News

16 July 2020

INTERVIEW WITH DIETER LIM, MANAGING DIRECTOR TRACT

“Being part of the AWF Partner Network is a great experience as is the opportunity to work with them on different projects. We all want to design meaningful spaces and outcomes and doing it within the framework of AWF results in a fantastic outcome.”

Deiter Lim, Managing Director of Tract Consultants shares his insights on being an AWF Network Partner and the future of pro bono work in the built environment sector

Tract has been a key supporter of AWF not only through participation in many great projects but also in providing AWF with a home which has made a huge difference to the way that AWF operates – the support is invaluable. Could you tell us how you first come across AWF and what motivated you to provide AWF with a “home”?

Esther Charlesworth and Steve Calhoun (Founding Director of Tract Consultants), were discussing a collaboration with a friend or an artist for something and AWF came up in that context. I was already aware of AWF but hadn’t yet connected. Esther reached out to Tract and said that AWF was looking for partners and invited Tract to become a financial partner. And it was a fairly simple decision. It was “yes, that’s fine – that would be great!” It was something that we were already looking to do.

As part of our work ethos we were already questioning what pro bono work we could do. And this just meant that we could actually have some structure around that. Otherwise you get people asking for pro bono things and you just don’t know whether it’s actually truly required as a pro bono give back or someone is just trying to get a discount on things. But with AWF you know that it is so valuable in that space to give back. You can be sure that you are actually giving back. So it was a simple decision when Esther asked the question.
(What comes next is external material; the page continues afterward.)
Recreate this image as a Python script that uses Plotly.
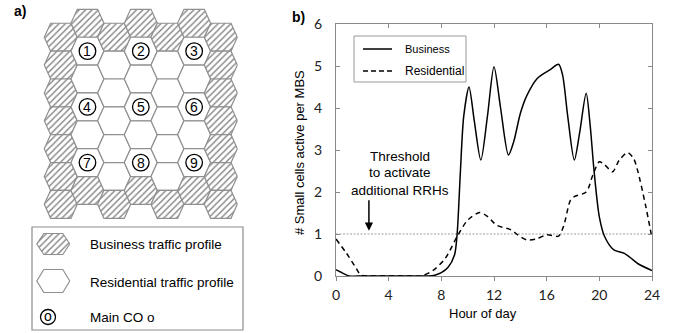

In terms of providing the home, again it was a simple decision as well when the home at Grollows was no longer available to them, Esther asked me “Do you know of any space that is potentially available?” And because we had only just moved into the new office, we had space. It was three or four months after we moved into the new office that she asked, and I said yes. The whole office is set up as flexible workspace, so it is great to have AWF there because, again, the pro bono piece is front and centre. It shows our staff when we talk about it that it our engagement with pro bono work through AWF is meaningful because we are supporting not just in the project work that we do but in the organisational aspect and the running of AWF. We are supportive in all of that. So again, it was a simple decision. It is also great for our staff and it represents the ethos and it just shows it all working in tandem. It really is a representation of our ethos.

In terms of your collaboration with AWF, what would you say has been the most interesting aspect of that?

I think in the collaboration, it’s the exposure and really getting to know the other Network Partners. Because in the industry you are either competing directly against them or you are competing against them on different teams or you’re working with them. So, to all work together on something where you are all just giving back, there isn’t any real competition involved as to who’s going to win the job and who’s going to win the project and so on. I think that is one of the really key pieces. It has enabled a connection with the other offices and the other teams, and you just get a connection with them. Knowing them through the partner network is a great experience as is the opportunity to work with them on different projects. We all want to design meaningful spaces and outcomes and doing it within the framework of AWF results in a fantastic outcome.

Working with AWF also exposes staff to the plight of those less fortunate. Design can have a great impact on people’s lives and working for vulnerable communities through design provides the staff with an opportunity to take this ethos and see what great design can achieve. It is a great opportunity for them.

How do you see the future of pro bono design work and the work of organisations such as AWF in a COVID 19 world?

I think there are two ways that this could go. The bushfire affected communities in Australia have taken a double hit in the last six months. In this context, the requirement for pro bono work is actually greater, especially as the budgetary response has been redirected to fighting COVID 19. So rebuilding towns and communities affected by bushfires is difficult with less financial resources and will actually require more pro bono work for those communities.

Subject to how the recession unfolds, this will determine the ability of firms to provide financial help. It is too early to ascertain what might happen.

Tract has weathered the storm very well and we have been fortunate not to have had to let any staff go. A few staff have taken the opportunity to change direction and taken up new positions either inter-state or internationally. But we have not actually had to let anyone go. We are committed to trading through this and plan to stay with AWF and continue to support AWF all the way through. It is clear that globally we have all found a way to continue to work. We have changed the way that we do things and while COVID 19 has definitely impacted the way that we deliver projects, we have been able to successfully navigate the changed environment so far.

We are still able to create and design and talk to people and deliver. We are just limited in terms of our site visits and our face to face meetings. We are still able to deliver our pro bono work. We are currently supporting AWF through our work on the women’s centre and the garden project, and I think that, unfortunately, we are likely to see an increased demand for bono work around homelessness and domestic violence. The need is ever more important for responding to these demands and hopefully all firms will be able to continue to engage in and support pro bono work and to trade through this challenging period.

However, it is clear that there is still a very long road ahead.